Within the last year, Zach and Claire have also been campaigning for the introduction of Zach’s Law to strengthen legislation in relation to online bullying and trolling.

This came about after the Epilepsy Society’s social pages and followers, including Zach, were targeted with flashing images with deliberate intent to cause seizures and harm to people with epilepsy.

As part of Cerebral Palsy Awareness Month, the pair are keen to share the progress being made, with Claire confirming that the Law Commission has now made a recommendation for Zach’s Law to become part of the Online Safety Bill.

While it has not been included in the first reading at Parliament, the Epilepsy Society is hopeful it will be included at a later stage in the legislative process.

Claire told her lawyers that she and Zach are also working with social media platforms in creating methods to prevent strobing images on the internet.

They have also attended the Conservative Party conference in Manchester to meet with MPs Dean Russell and Suzanne Webb, who sit on the joint committee for online harms.

Rachelle Mahapatra, the specialist medical negligence lawyer at Irwin Mitchell supporting Zach and Claire, said: “Zach is one of the bravest young men I’ve had the privilege of getting to know.

“He’s not only defied the odds time and time again when it comes to his disability, but he and Claire have also continued to push forward with their online bullying campaign.

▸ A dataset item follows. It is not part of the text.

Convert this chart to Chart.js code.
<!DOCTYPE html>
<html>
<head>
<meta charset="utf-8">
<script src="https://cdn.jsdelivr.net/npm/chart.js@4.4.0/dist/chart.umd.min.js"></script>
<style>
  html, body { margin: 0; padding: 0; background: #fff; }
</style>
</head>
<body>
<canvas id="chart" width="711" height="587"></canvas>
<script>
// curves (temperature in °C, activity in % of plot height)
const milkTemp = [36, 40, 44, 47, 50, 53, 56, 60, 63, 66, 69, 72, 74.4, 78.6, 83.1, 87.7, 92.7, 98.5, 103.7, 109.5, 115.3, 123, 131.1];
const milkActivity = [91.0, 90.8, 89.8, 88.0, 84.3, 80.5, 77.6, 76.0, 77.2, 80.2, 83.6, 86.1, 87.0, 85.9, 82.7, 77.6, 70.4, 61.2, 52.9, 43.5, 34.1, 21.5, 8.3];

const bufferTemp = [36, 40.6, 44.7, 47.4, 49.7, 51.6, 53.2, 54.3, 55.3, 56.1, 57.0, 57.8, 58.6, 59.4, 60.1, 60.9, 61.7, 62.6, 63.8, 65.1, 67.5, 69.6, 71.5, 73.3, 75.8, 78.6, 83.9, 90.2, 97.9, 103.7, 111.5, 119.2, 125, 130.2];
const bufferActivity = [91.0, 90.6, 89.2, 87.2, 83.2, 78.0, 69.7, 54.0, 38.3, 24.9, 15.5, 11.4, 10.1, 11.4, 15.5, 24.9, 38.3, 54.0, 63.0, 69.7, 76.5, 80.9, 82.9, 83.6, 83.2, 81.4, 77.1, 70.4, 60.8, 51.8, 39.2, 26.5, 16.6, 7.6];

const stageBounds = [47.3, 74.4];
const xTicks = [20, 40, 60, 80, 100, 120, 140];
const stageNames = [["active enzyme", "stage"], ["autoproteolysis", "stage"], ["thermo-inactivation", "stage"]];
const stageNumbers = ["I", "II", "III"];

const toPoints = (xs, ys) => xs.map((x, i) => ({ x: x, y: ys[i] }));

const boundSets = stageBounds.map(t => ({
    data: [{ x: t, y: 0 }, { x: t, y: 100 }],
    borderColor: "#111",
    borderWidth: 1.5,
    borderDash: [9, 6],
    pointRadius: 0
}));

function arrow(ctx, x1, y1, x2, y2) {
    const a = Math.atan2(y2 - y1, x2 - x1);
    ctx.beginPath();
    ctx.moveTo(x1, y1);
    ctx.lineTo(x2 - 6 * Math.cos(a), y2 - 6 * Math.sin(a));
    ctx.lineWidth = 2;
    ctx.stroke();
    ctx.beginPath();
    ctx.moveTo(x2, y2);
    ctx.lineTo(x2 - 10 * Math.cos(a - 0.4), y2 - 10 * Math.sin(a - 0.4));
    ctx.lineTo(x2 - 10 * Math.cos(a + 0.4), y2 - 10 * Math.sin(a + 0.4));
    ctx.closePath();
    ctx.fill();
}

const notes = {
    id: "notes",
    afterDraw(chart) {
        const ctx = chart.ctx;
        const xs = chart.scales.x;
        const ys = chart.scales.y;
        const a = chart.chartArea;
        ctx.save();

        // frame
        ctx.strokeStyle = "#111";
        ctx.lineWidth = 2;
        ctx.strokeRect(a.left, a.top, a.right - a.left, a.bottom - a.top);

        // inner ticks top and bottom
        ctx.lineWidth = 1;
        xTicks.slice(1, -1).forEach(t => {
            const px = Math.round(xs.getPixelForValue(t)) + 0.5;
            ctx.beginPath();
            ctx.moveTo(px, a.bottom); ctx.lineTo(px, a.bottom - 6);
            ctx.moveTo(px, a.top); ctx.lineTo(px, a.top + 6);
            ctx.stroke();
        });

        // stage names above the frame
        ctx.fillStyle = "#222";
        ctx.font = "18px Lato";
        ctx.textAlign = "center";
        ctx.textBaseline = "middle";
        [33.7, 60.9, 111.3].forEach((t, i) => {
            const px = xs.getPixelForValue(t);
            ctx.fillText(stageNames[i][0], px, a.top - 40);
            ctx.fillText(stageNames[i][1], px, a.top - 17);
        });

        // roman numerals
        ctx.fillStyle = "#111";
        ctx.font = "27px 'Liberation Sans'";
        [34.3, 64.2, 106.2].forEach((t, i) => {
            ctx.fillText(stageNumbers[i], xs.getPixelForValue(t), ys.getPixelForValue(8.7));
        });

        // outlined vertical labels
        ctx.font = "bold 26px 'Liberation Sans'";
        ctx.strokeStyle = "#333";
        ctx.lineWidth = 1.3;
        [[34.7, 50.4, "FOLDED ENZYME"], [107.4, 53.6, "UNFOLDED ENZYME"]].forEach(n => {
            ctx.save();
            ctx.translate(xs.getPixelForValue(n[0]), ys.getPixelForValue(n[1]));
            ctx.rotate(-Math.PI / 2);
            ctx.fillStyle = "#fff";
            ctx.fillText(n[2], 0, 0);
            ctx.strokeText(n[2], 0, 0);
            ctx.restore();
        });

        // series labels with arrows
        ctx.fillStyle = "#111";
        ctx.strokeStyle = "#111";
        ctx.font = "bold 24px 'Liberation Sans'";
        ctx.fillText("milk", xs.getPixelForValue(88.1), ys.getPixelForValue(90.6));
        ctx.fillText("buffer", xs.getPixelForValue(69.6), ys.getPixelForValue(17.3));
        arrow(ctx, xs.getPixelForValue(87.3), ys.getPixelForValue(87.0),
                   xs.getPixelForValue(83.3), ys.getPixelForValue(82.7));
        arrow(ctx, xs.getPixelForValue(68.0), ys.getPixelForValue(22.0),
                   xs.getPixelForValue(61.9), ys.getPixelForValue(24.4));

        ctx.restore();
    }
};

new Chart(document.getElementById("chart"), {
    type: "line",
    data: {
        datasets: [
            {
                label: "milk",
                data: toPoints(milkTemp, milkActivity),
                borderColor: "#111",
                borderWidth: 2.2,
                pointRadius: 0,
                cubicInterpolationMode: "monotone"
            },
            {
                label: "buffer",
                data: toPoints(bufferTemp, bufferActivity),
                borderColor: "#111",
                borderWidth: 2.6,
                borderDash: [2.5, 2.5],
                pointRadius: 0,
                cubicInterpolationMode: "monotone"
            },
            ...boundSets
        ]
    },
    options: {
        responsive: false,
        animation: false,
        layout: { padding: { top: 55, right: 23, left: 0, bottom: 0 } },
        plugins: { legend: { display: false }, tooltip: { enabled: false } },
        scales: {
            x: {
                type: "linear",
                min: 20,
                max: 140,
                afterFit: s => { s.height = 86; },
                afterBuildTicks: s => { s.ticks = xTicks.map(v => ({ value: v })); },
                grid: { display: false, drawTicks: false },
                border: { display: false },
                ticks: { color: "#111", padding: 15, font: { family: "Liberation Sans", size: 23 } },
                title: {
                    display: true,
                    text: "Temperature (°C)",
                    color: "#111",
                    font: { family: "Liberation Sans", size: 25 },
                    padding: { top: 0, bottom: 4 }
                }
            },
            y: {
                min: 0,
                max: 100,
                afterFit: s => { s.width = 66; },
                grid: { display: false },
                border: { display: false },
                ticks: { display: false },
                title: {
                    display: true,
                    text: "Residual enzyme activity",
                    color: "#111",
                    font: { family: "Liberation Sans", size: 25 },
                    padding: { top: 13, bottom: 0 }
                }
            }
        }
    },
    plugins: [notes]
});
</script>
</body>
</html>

"Bullying, of any form, is unacceptable and people with disabilities deserve to be treated with respect.

“It’s fantastic to see Zach making such a difference and I look forward to seeing what the future holds.”

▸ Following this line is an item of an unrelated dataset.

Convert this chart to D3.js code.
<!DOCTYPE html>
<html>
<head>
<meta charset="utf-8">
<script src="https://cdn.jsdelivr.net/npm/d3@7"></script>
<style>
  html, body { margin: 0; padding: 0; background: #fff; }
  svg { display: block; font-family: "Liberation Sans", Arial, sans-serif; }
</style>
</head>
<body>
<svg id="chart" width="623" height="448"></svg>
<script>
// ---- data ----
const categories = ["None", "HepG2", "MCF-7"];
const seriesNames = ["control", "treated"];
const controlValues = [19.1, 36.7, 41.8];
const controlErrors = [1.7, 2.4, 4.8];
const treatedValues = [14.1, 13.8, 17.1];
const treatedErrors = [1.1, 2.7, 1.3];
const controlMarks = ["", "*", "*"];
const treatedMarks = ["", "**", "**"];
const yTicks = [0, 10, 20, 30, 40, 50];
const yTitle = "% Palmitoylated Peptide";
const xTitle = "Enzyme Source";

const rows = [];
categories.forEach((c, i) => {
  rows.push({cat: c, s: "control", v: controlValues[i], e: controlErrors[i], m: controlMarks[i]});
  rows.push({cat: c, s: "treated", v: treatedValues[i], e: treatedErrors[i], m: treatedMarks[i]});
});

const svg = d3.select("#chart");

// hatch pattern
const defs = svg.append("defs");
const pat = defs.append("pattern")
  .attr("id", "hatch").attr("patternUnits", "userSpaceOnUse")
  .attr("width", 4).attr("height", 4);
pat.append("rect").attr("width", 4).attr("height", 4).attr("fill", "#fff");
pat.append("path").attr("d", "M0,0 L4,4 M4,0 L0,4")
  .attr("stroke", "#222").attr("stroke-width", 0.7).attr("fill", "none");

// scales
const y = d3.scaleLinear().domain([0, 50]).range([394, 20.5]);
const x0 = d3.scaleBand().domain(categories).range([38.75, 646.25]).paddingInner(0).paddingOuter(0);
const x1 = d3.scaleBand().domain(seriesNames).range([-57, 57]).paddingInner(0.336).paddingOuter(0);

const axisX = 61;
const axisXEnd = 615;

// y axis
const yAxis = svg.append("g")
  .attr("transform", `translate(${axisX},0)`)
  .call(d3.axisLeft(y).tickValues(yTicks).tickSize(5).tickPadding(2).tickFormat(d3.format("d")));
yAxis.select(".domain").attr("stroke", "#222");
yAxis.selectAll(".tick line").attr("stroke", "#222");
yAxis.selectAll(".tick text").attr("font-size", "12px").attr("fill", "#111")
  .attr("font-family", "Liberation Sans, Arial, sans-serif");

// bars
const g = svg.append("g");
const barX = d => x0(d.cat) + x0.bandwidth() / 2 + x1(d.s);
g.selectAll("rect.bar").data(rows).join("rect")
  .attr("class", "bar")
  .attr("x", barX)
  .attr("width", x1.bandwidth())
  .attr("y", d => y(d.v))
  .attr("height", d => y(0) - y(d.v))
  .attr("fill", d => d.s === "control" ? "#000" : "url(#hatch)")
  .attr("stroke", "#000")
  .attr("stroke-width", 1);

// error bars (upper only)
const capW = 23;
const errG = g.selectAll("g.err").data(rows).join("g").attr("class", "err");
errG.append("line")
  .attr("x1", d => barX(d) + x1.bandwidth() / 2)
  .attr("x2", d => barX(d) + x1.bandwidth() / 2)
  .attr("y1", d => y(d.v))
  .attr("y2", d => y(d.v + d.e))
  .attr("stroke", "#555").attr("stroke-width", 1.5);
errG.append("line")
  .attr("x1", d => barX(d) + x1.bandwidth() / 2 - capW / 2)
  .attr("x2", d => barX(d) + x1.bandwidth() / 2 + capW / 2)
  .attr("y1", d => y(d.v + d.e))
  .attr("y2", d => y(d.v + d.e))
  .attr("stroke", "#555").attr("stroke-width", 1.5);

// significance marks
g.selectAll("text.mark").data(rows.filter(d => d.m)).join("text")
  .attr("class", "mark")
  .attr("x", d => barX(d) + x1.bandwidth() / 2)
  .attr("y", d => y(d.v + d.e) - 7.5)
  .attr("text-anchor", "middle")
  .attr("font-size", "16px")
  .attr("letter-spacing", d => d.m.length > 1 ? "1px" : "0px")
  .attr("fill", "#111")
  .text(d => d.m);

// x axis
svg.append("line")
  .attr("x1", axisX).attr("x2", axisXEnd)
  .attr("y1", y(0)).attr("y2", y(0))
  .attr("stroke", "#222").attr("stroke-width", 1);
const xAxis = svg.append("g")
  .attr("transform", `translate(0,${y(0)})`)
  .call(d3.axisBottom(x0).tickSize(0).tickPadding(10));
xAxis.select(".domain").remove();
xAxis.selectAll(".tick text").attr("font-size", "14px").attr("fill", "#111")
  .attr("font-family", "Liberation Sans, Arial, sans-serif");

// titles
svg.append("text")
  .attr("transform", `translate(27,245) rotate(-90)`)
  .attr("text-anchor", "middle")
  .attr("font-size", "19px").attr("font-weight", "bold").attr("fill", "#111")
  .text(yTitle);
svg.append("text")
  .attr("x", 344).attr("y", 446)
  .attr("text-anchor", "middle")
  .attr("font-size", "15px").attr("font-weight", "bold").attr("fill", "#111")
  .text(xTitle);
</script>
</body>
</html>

As a result of his campaigning, Zach was nominated for the Unsung Hero Award at last year’s Third Sector Awards.

Claire said: “I couldn’t be prouder of Zach and what he’s achieved in the past few years.

"He continues to make incredible progress, having walked laps of his garden for the Epilepsy Society and also taking part in last year’s Superheroes At Home event.

“He hasn’t stopped there and is keen to help others through Zach’s Law. Everything is moving forward with regards to this and we hope it will make it into legislation soon.

"As such, it’s so important for us and the charity to have the backing of the Law Commission and we’re very grateful for the support.

“It’s been exciting for us both to be a part of something so important, and we were delighted when Zach was mentioned in Parliament!

“We can’t wait to see where it takes us.”

Nicola Swanborough, head of external affairs at the Epilepsy Society, said: “We are disappointed that the Bill does not currently include Zach’s Law.

"We have fought a long and tireless campaign, and it is by no means over.

“Zach’s Law has been unanimously recommended by members of the Bill’s joint committee.

"It is now being fully reviewed by the Ministry of Justice and we hope it will be included during the legislative process.

“We owe that to all the people with epilepsy – including Zach.”

Cerebral Palsy Awareness Month takes place in March.